Mini Vision Urbanaut
This is a Munich-show re-launch of a 2020 concept EV, except now Mini hints the Urbanaut might, with adaptations, be headed toward production. The Urbanaut is a rounded minivan-like shell with sofa-style seating inside and—in the concept, at least—the steering wheel hides away when it’s driven autonomously. Mini says it’s “immediately identifiable as a Mini,” apparently meaning the Mini aura because the Urbanaut’s physical shape is more Toyota Previa than Mini Cooper. What Urbanaut would do is give Mini dealers something bigger to sell when owners find even Countryman can’t hold what they want to take on their adventures. To get to market, Mini would hold off on the concept’s proclaimed self-driving, possibly set aside the scent dispensers, ambient sounds and lights, then Mini has a nice, quirky (quirky in a good way) line extension.

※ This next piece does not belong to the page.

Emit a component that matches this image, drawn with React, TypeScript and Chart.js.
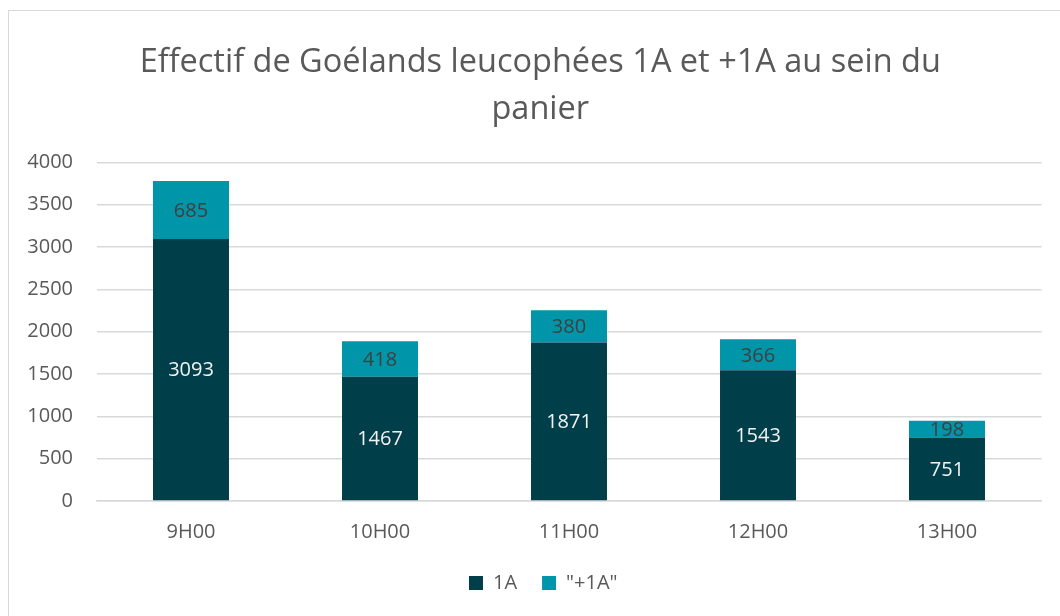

When North Americans read international auto-show reports, they hear of cars such as the Dacia Jogger and ask, “Why wouldn’t it sell here?” Dacia is a Romanian car company owned by Renault, and thus by the Renault-Nissan-Mitsubishi Alliance that accounts for one of every nine car sales worldwide. The Jogger and many other alliance vehicles are built off a common platform that includes the Nissan Juke that we do get. The Jogger is a crossover/SUV design, popular everywhere, and there’s an option for three-row seating, meaning a snug fit in back and the need for a roof rack if this is vacation travel with lots of luggage. Dacia is considered a Renault budget brand and the Jogger starts at about $18,000, Considering the difficulty gaining U.S. traction by better known names—Fiat, say—it’s not U.S.-bound, even if everybody loves small SUVs with the ability to drive some unpaved roads.